Last Updated:Friday - 09/24/2010
October 18, 2004
Keep it out of the workplace
Rainbow triangles enforce a belief instead of creating 'safty' for workers
 | Opinion |
On the Other Hand
CHARLES MOORE SPECIAL TO THE WCR
About 2,000 Royal Bank employees in Ontario are being asked to participate in a trial Safe Space program involving display of the gay advocacy Rainbow Triangle symbol on their desks as a visible acknowledgment for individuals who are gay, lesbian, transgendered or bisexual that they are accepted in the workplace.
Employees were told of the plan in a bank online newsletter entitled Rainbow Space: "The Safe Space Program, introduced within Service Delivery Central Canada, 'highlights the importance of sexual preference as one of RBC's diversity elements.' . . . (and is) designed to provide a non-threatening way for employees to send the message that homophobia and hostility will not be tolerated within RBC."
GAY, LESBIAN MARKET
A feature article in Marketing Magazine's Sept. 27 issue quotes RBC Financial vice-president of diverse markets Rob Johnston saying that effective communication with the gay and lesbian market goes beyond external marketing strategies. "We think that the way to best demonstrate to the community your appreciation and understanding is to live it from the inside out," said Johnston.
This rubs me the wrong way. I've been a Royal Bank customer for some 40 years and I own some RBC mutual fund units. However, I'm considering switching banks. That is if I can find a financial institution that is prepared to remain neutral in the culture wars.
I've been down this road before. Five years ago, I pulled a mutual fund portfolio out of Canada Trust's CT Market Partner brokerage, to protest that company's awarding its Scholarship for Outstanding Community Leadership, worth more than $50,000, to a teenager selected for a campaign she launched to fight homophobia in Winnipeg schools.
I didn't much appreciate my fund management and trailer fees going to reward and endorse such a politically biased and morally controversial initiative. Unhappily, Canada Trust later merged with TD Bank, which I also did business with. I've stopped banking there and am winding down my other relationships with the merged entity as well.
An over-reaction some might say; inconsistent even, for someone who makes part of his living writing about Apple computers and the Macintosh operating system - Apple being notably pro-gay in its employment policies.
However, there is a major distinction, at least as I see it. I have no business relationship with Apple Computer other than as a customer from time to time. When I buy a product from them, the profit they derive from it is their money. Banks are different. When I'm a bank customer, the bank is using my money, and I believe it is inappropriate for it to be promoting or facilitating political agendas, which is what this highly-visible Safe Space program amounts to.
I have no quarrel with banks hiring gays or serving homosexual clients - even cultivating their business if they can make a buck at it.
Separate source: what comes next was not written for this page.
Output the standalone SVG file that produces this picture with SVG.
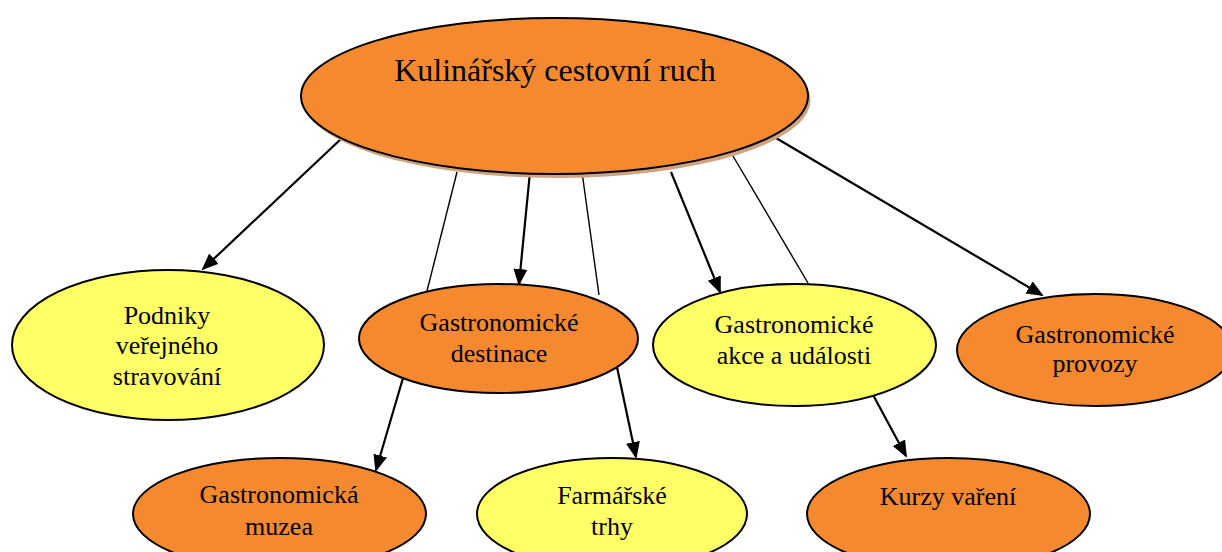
<svg xmlns="http://www.w3.org/2000/svg" width="1222" height="552" viewBox="0 0 1222 552">
<style>
.orange{fill:#F4892F;stroke:#000;stroke-width:2}
.yellow{fill:#FFFF66;stroke:#000;stroke-width:2}
.shadow{fill:#CFA483;stroke:none}
text{font-family:"Liberation Serif","Times New Roman",serif;fill:#000;text-anchor:middle;font-size:26px}
.title{font-size:32px}
.arrow{stroke:#000;stroke-width:2.2;fill:none;marker-end:url(#ah)}
.thin{stroke:#000;stroke-width:1.4;fill:none}
</style>
<defs>
<marker id="ah" markerUnits="userSpaceOnUse" markerWidth="18" markerHeight="16" refX="15" refY="7" orient="auto" viewBox="0 0 18 16">
<path d="M0,0 L17,7 L0,14 z" fill="#000"/>
</marker>
</defs>
<rect width="1222" height="552" fill="#fff"/>
<g id="connectors">
<line class="thin" x1="457" y1="172" x2="426" y2="295"/>
<line class="thin" x1="582" y1="172" x2="599" y2="295"/>
<line class="thin" x1="733" y1="156" x2="808" y2="283"/>
<line class="arrow" x1="342" y1="138" x2="203" y2="269"/>
<line class="arrow" x1="530" y1="172" x2="519" y2="284"/>
<line class="arrow" x1="671" y1="172" x2="720" y2="292"/>
<line class="arrow" x1="776" y1="138" x2="1042" y2="295"/>
<line class="arrow" x1="403" y1="378" x2="376" y2="470"/>
<line class="arrow" x1="617" y1="367" x2="636" y2="457"/>
<line class="arrow" x1="872" y1="393" x2="906" y2="456"/>
</g>
<g id="root">
<ellipse class="shadow" cx="557" cy="100" rx="253.5" ry="78"/>
<ellipse class="orange" cx="554.5" cy="96" rx="253.5" ry="78"/>
<text class="title" x="555" y="81">Kulinářský cestovní ruch</text>
</g>
<g id="podniky">
<ellipse class="yellow" cx="168" cy="345" rx="156" ry="75"/>
<text x="167" y="324">Podniky</text>
<text x="167" y="354">veřejného</text>
<text x="167" y="385">stravování</text>
</g>
<g id="destinace">
<ellipse class="orange" cx="498.5" cy="338.5" rx="139.5" ry="54.5"/>
<text x="499" y="331">Gastronomické</text>
<text x="499" y="362">destinace</text>
</g>
<g id="akce">
<ellipse class="yellow" cx="794.5" cy="345" rx="141.5" ry="61"/>
<text x="794" y="333">Gastronomické</text>
<text x="794" y="364">akce a události</text>
</g>
<g id="provozy">
<ellipse class="orange" cx="1095" cy="350" rx="138" ry="56"/>
<text x="1095" y="343">Gastronomické</text>
<text x="1095" y="372">provozy</text>
</g>
<g id="muzea">
<ellipse class="orange" cx="279.5" cy="514" rx="146.5" ry="56"/>
<text x="279" y="503">Gastronomická</text>
<text x="279" y="535">muzea</text>
</g>
<g id="trhy">
<ellipse class="yellow" cx="612" cy="514" rx="135" ry="56"/>
<text x="612" y="504">Farmářské</text>
<text x="612" y="535">trhy</text>
</g>
<g id="kurzy">
<ellipse class="orange" cx="948.5" cy="514" rx="141.5" ry="56"/>
<text x="948" y="505">Kurzy vaření</text>
</g>
</svg>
Nor would I want RBC offices to be unsafe or even unfriendly places for gay people. I deplore mean-spiritedness directed at anyone. However, it's a giant leap from exercising a policy of civility and decency, to engaging in overt political advocacy.
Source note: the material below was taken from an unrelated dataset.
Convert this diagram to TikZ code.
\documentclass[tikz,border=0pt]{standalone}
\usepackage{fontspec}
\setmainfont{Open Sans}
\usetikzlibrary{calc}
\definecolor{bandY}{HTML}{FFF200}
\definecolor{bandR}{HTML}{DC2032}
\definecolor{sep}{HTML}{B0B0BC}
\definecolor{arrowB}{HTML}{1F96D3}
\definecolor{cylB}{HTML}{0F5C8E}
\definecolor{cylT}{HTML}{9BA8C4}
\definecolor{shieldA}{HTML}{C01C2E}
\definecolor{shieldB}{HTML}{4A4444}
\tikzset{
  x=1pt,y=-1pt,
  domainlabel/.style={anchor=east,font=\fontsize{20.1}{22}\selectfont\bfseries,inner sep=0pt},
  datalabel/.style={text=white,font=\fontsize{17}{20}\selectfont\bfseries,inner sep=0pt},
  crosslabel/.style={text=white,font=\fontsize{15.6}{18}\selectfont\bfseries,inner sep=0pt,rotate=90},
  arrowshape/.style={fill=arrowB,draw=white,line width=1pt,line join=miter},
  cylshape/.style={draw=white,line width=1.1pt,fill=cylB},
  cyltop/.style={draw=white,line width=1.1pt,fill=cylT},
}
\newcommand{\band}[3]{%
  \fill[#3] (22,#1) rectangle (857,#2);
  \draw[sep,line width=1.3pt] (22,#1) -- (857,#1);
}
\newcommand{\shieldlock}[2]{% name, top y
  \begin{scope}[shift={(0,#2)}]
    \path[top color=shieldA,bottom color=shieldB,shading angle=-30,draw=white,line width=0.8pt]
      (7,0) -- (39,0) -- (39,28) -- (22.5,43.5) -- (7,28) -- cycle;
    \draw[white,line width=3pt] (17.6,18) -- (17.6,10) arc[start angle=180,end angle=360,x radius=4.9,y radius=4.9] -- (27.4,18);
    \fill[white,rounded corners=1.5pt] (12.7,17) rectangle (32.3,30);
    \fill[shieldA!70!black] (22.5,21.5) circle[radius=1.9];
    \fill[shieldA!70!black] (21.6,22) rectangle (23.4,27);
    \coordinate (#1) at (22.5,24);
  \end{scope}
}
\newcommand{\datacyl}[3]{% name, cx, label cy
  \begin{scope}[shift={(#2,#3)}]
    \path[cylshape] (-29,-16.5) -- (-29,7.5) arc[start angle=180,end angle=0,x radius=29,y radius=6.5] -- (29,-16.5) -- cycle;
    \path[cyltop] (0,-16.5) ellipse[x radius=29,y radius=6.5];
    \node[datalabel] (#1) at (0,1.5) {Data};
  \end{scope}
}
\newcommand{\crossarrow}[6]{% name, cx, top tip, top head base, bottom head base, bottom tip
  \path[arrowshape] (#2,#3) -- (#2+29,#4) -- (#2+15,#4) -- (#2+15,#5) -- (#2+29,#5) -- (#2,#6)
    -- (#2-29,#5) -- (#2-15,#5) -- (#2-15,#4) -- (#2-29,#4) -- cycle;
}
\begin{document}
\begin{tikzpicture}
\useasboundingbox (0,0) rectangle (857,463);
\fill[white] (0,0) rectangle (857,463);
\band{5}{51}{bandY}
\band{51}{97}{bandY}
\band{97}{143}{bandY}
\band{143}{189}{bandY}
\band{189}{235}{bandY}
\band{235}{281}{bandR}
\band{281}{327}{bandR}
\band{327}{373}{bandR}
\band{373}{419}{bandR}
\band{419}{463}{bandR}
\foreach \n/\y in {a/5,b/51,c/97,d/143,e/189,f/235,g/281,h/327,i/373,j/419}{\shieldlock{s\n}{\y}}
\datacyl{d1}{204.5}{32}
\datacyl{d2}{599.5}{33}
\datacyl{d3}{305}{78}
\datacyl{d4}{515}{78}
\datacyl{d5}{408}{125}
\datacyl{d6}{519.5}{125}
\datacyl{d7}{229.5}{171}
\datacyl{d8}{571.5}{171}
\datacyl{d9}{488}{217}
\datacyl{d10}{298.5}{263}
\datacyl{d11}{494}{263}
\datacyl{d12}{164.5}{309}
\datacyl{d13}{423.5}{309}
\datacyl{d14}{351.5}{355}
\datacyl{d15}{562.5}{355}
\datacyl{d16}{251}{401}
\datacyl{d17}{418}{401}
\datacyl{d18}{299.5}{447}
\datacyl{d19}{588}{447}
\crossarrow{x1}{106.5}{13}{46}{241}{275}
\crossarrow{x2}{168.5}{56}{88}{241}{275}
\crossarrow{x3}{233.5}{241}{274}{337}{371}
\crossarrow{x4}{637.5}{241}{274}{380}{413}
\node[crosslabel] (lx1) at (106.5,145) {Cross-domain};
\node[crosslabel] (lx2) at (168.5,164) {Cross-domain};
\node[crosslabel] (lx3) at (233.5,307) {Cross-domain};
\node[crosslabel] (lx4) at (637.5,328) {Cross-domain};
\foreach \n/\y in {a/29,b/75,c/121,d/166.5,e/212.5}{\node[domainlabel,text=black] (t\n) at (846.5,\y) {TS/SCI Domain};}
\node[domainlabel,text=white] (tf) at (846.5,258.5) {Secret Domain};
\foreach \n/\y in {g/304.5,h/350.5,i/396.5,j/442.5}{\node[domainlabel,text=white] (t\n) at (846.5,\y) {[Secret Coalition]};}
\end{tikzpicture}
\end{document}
RBC's Customer Relations manager Wayne Korbin tells me in an email that the Safe Space Program was initiated by group of employees and will be reviewed after three months.
That doesn't get RBC off the hook for allowing it to proceed. Imagine, if you will, a group of pro-life RBC employees proposing a program for workers to display anti-abortion symbols on their desks. The idea would get slapped down pronto, and rightly so in my estimation, notwithstanding that I'm strongly anti-abortion. That sort of political advocacy would be inappropriate in the workplace of a financial institution.
So is the Safe Space program. Which is something RBC and the employee activists pushing the display of rainbow triangles evidently don't grasp. The political gay rights agenda is every bit as offensive to a large proportion of the public as the political anti-abortion movement is to certain others. Both should be unacceptable in bank business space.
WHAT ABOUT THE DISSENTER?
And while Korbin emphasizes that the Safe Space Program "is completely voluntary," you have to wonder how any employee who refuses on the basis of conscience to display a triangle will be treated in the workplace.
However, finding a bank that hasn't climbed on the political correctness bandwagon is a challenge. The Marketing article notes that BMO Financial Group's gay marketing initiatives include advertising in specialty publications, direct mail and sponsorship of events like Pride Week. Lifesite reports that the Canadian Imperial Bank of Commerce this year joined forces with homosexual activists, hosting a Gay Pride reception to coincide with Toronto's Gay Pride parade, in which CIBC employees carried a company-endorsed banner.
Scotiabank appears, thus far, to be the least offensive alternative among the big five banks, with a diversity Web page articulating a relatively sensible and apolitical policy.